O funcionamento do hospital central de Buchanan, a terceira maior cidade da Libéria, depende do apoio financeiro da comunidade internacional. Essas experiências de saúde bem-sucedidas oferecem à resposta contra a Covid-19 em redes estabelecidas
de gestores capazes, cadeias de distribuição de suprimentos, organizações não-governamentais ágeis assim como profissionais de saúde na linha de frente que já estão trabalhando para combater a pandemia.
À medida que os brasileiros estão aprendendo, com tristeza e preocupação que não levar o assunto suficientemente à sério tem consequências catastróficas. Dessa forma, atrasar o início da resposta à pandemia significa muito mais mortes e maior perda de recursos financeiros, sobre em um momento de crescimento econômico para o continente.
No final de 2019, as três economias que mais cresceram no mundo estavam na África (Ruanda, Etiópia e o Senegal); porém, com a pandemia, segundo o Fundo Monetário Internacional, o produto interno bruto da África Subsaariana deverá reduzir 1,6% já neste em 2020, mergulhando a região na primeira recessão em 25 anos.
Enquanto isso, embora os efeitos negativos da atual pandemia de coronavírus não possam ser minimizados, especialistas ao mesmo tempo alertam que o impacto da falta de tratamento a outras doenças negligenciadas devido à pandemia pode ser igualmente significativos nos próximos meses e anos.
Líderes comprometidos com o bem-estar da população são indispensáveis
Neste momento, todos estão sendo forçados a fazer escolhas difíceis, desde os ministros e ministras da saúde, até os profissionais que trabalham na linha de frente. Como manter os tratamentos de rotina a doenças infecciosas, e serviços de imunização, quando recursos significativos e as infraestruturas existentes são voltados para o enfrentamento da Covid-19?

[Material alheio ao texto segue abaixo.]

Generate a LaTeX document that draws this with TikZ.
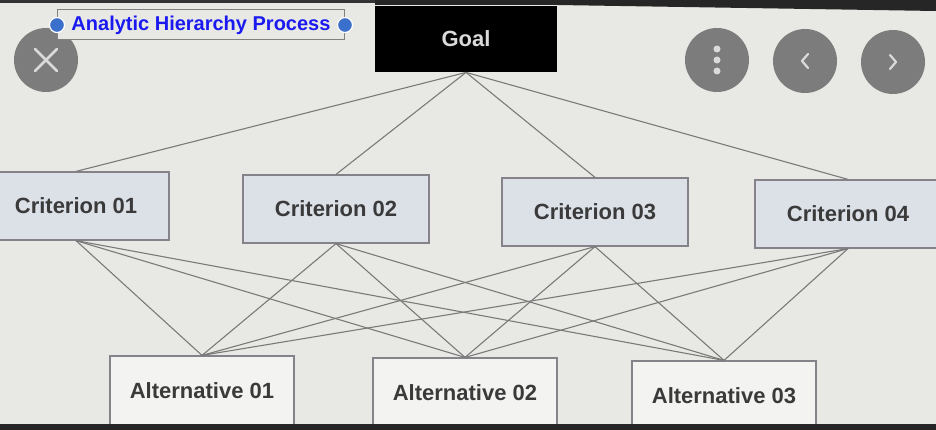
\documentclass[tikz,border=0pt]{standalone}
\usepackage{fontspec}
\setmainfont{Liberation Sans}
\usetikzlibrary{positioning, calc}

\definecolor{screenbg}{HTML}{E8E8E4}
\definecolor{critfill}{HTML}{DCE0E7}
\definecolor{altfill}{HTML}{F3F3F1}
\definecolor{boxline}{HTML}{85828A}
\definecolor{wire}{HTML}{7A7A7A}
\definecolor{labeltext}{HTML}{3A3A3A}
\definecolor{btngray}{HTML}{7C7C7C}
\definecolor{icongray}{HTML}{DADADA}
\definecolor{titleblue}{HTML}{1A1AF0}
\definecolor{handleblue}{HTML}{3A70CC}

\begin{document}
\begin{tikzpicture}[x=1pt, y=-1pt, thick]
    % Define block styles
    \tikzstyle{crit} = [rectangle, draw=boxline, fill=critfill, line width=1.2pt, minimum width=186pt, minimum height=68pt, text=labeltext, font=\fontsize{22}{26}\selectfont\bfseries]
    \tikzstyle{alt} = [crit, fill=altfill, minimum width=184pt, minimum height=70pt]
    \tikzstyle{goalbox} = [rectangle, fill=black, minimum width=182pt, minimum height=66pt, text=icongray, font=\fontsize{22}{26}\selectfont\bfseries]
    \tikzstyle{conn} = [draw=wire, line width=1.1pt]
    \tikzstyle{btn} = [circle, fill=btngray, minimum size=64pt, inner sep=0pt]
    \tikzstyle{icon} = [draw=icongray, line width=2.8pt, line cap=round, line join=round]

    % Screen
    \fill[screenbg] (0,0) rectangle (936,430);
    \useasboundingbox (0,0) rectangle (936,430);
    \fill[black!80] (0,0) rectangle (936,3);
    \fill[black!85] (375,0) -- (936,0) -- (936,11) -- (557,5) -- (375,5) -- cycle;

    % Place nodes
    \node [goalbox] (goal) at (466,39) {Goal};
    \node [crit] (crit1) at (76,206) {Criterion 01};
    \node [crit] (crit2) at (336,209) {Criterion 02};
    \node [crit] (crit3) at (595,212) {Criterion 03};
    \node [crit] (crit4) at (848,214) {Criterion 04};
    \node [alt] (alt1) at (202,391) {Alternative 01};
    \node [alt] (alt2) at (465,393) {Alternative 02};
    \node [alt] (alt3) at (724,396) {Alternative 03};

    % Draw connections
    \draw [conn] (goal.south) -- (crit1.north);
    \draw [conn] (goal.south) -- (crit2.north);
    \draw [conn] (goal.south) -- (crit3.north);
    \draw [conn] (goal.south) -- (crit4.north);
    \draw [conn] (crit1.south) -- (alt1.north);
    \draw [conn] (crit1.south) -- (alt2.north);
    \draw [conn] (crit1.south) -- (alt3.north);
    \draw [conn] (crit2.south) -- (alt1.north);
    \draw [conn] (crit2.south) -- (alt2.north);
    \draw [conn] (crit2.south) -- (alt3.north);
    \draw [conn] (crit3.south) -- (alt1.north);
    \draw [conn] (crit3.south) -- (alt2.north);
    \draw [conn] (crit3.south) -- (alt3.north);
    \draw [conn] (crit4.south) -- (alt1.north);
    \draw [conn] (crit4.south) -- (alt2.north);
    \draw [conn] (crit4.south) -- (alt3.north);

    % Screen buttons
    \node [btn] (close) at (46,60) {};
    \draw [icon] ($(close)+(-11,-11)$) -- ($(close)+(11,11)$);
    \draw [icon] ($(close)+(-11,11)$) -- ($(close)+(11,-11)$);
    \node [btn] (menu) at (717,60) {};
    \fill [icongray] ($(menu)+(0,-11)$) circle (3.5pt);
    \fill [icongray] (menu) circle (3.5pt);
    \fill [icongray] ($(menu)+(0,11)$) circle (3.5pt);
    \node [btn] (prev) at (805,61) {};
    \draw [icon, line width=2.2pt] ($(prev)+(3,-7)$) -- ($(prev)+(-3,0)$) -- ($(prev)+(3,7)$);
    \node [btn] (next) at (893,62) {};
    \draw [icon, line width=2.2pt] ($(next)+(-3,-7)$) -- ($(next)+(3,0)$) -- ($(next)+(-3,7)$);

    % Title tag
    \node [rectangle, draw=gray, fill=screenbg, line width=1pt, minimum width=287pt, minimum height=30pt, text=titleblue, font=\fontsize{20}{24}\selectfont\bfseries] (title) at (201,25) {Analytic Hierarchy Process};
    \filldraw [fill=handleblue, draw=white, line width=1.2pt] (title.west) circle (7.5pt);
    \filldraw [fill=handleblue, draw=white, line width=1.2pt] (title.east) circle (7.5pt);

    % Bottom frame
    \fill[black!85] (0,424) rectangle (936,430);
\end{tikzpicture}
\end{document}
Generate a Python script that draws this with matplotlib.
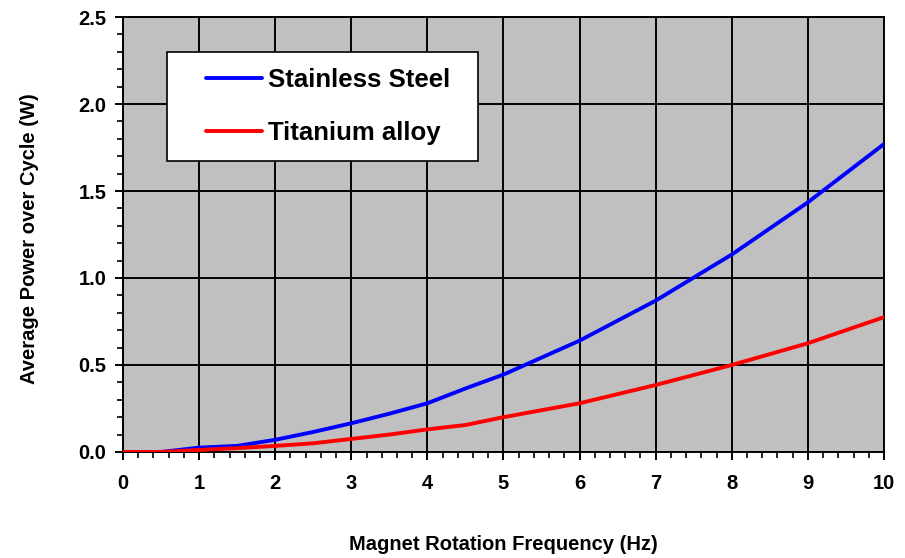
import matplotlib
matplotlib.use("Agg")
import matplotlib.pyplot as plt
from matplotlib.lines import Line2D
from matplotlib.legend_handler import HandlerLine2D
from matplotlib.ticker import MultipleLocator, FormatStrFormatter

plt.rcParams['font.family'] = ['Liberation Sans', 'DejaVu Sans']
plt.rcParams['font.weight'] = 'bold'

# Average power over one cycle versus magnet rotation frequency
freq_hz = [0, 0.5, 1, 1.5, 2, 2.5, 3, 3.5, 4, 4.5, 5, 6, 7, 8, 9, 10]
stainless_steel_w = [0, 0, 0.025, 0.035, 0.07, 0.115, 0.165, 0.22, 0.28, 0.365,
                     0.445, 0.64, 0.87, 1.135, 1.435, 1.77]
titanium_alloy_w = [0, 0, 0.012, 0.022, 0.035, 0.05, 0.075, 0.1, 0.13, 0.155,
                    0.2, 0.28, 0.385, 0.5, 0.625, 0.775]

fig = plt.figure(figsize=(9.05, 5.58), dpi=100)
ax = fig.add_axes([0.1359, 0.19, 0.8409, 0.7795])
ax.set_facecolor('#C0C0C0')

ax.plot(freq_hz, stainless_steel_w, color='#0000FF', lw=2.8, label='Stainless Steel',
        solid_capstyle='round', zorder=3)
ax.plot(freq_hz, titanium_alloy_w, color='#FF0000', lw=2.8, label='Titanium alloy',
        solid_capstyle='round', zorder=3)

ax.set_xlim(0, 10)
ax.set_ylim(0, 2.5)
ax.xaxis.set_major_locator(MultipleLocator(1))
ax.xaxis.set_minor_locator(MultipleLocator(0.2))
ax.yaxis.set_major_locator(MultipleLocator(0.5))
ax.yaxis.set_minor_locator(MultipleLocator(0.1))
ax.yaxis.set_major_formatter(FormatStrFormatter('%.1f'))

ax.grid(True, which='major', color='black', lw=1.4, zorder=1)
ax.set_axisbelow(True)
for s in ax.spines.values():
    s.set_color('black')
    s.set_linewidth(1.4)

ax.tick_params(which='major', direction='out', length=6, width=1.4, labelsize=14.5)
ax.tick_params(axis='x', which='major', pad=10)
ax.tick_params(axis='y', which='major', pad=6)
ax.tick_params(which='minor', direction='out', length=4, width=1.2)
for lab in ax.get_xticklabels() + ax.get_yticklabels():
    lab.set_fontweight('bold')

ax.set_xlabel('Magnet Rotation Frequency (Hz)', fontsize=14.5, fontweight='bold')
ax.xaxis.set_label_coords(0.5, -0.19)
ax.set_ylabel('Average Power over Cycle (W)', fontsize=14.5, fontweight='bold')
ax.yaxis.set_label_coords(-0.110, 0.49)

# Legend: short line handles set in from the left edge of the box
leg_fs = 18.5
leg = ax.legend(loc='center', bbox_to_anchor=(0.0578, 0.669, 0.4087, 0.2506), mode='expand',
                fancybox=False, framealpha=1, edgecolor='black',
                handlelength=3.09, handletextpad=0.23, labelspacing=1.16,
                borderpad=0.61, borderaxespad=0,
                handler_map={Line2D: HandlerLine2D(xpad=0.91)},
                prop={'size': leg_fs, 'weight': 'bold'})
leg.get_frame().set_linewidth(1.2)
leg.set_zorder(5)

fig.savefig('out.png', dpi=100)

O mapa interativo da Universidade Johns Hopkins, que rastreia a Covid-19, mostra que, na verdade, esse vírus ainda não afetou tanto a África, em comparação com outros continentes. Em 24 de maio, existiam mais de 112 mil casos e 3316 mortes registradas no continente africano, dentre 5.4 milhões de casos e 345 mil mortes no mundo.
Entretanto, também é certo que se as medidas que vêm sendo tomadas não forem reforçadas e expandidas, o continente pode vir a sofrer não só com a Covid-19 mas com outras doenças infelizmente bem conhecidas com a malária, tuberculose ou a febre amarela.

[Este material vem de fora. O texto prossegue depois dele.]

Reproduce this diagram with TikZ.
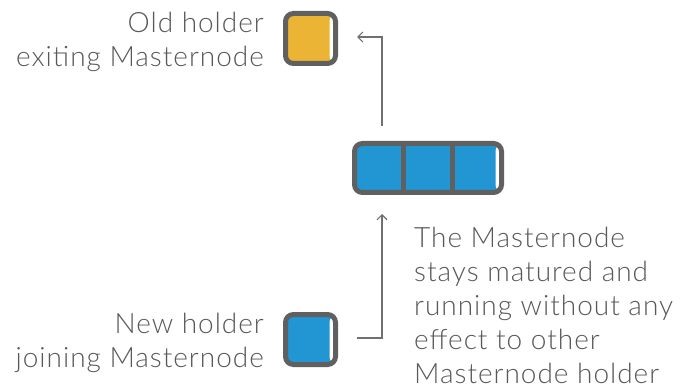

É fácil e às vezes até um lugar-comum ser pessimista sobre o futuro da África contudo, apesar do desconhecimento de muitos, o que perdura no continente é a incrível capacidade dos africanos, e sobretudo das africanas de enfrentar dificuldades, sobreviver e trabalhar com dignidade por dias melhores. Como tem sido feito não somente nestes últimos 60 anos mas desde antes da chegada de colonos que exploraram e não indenizaram a África.
Gerson Brandao é mestre em Direitos Humanos e doutorando em Direito Internacional pela Universidade de Estrasburgo. As opiniões expressas neste texto pertencem exclusivamente ao autor, e não necessariamente ao empregador ou qualquer outra organização, comitê ou grupo.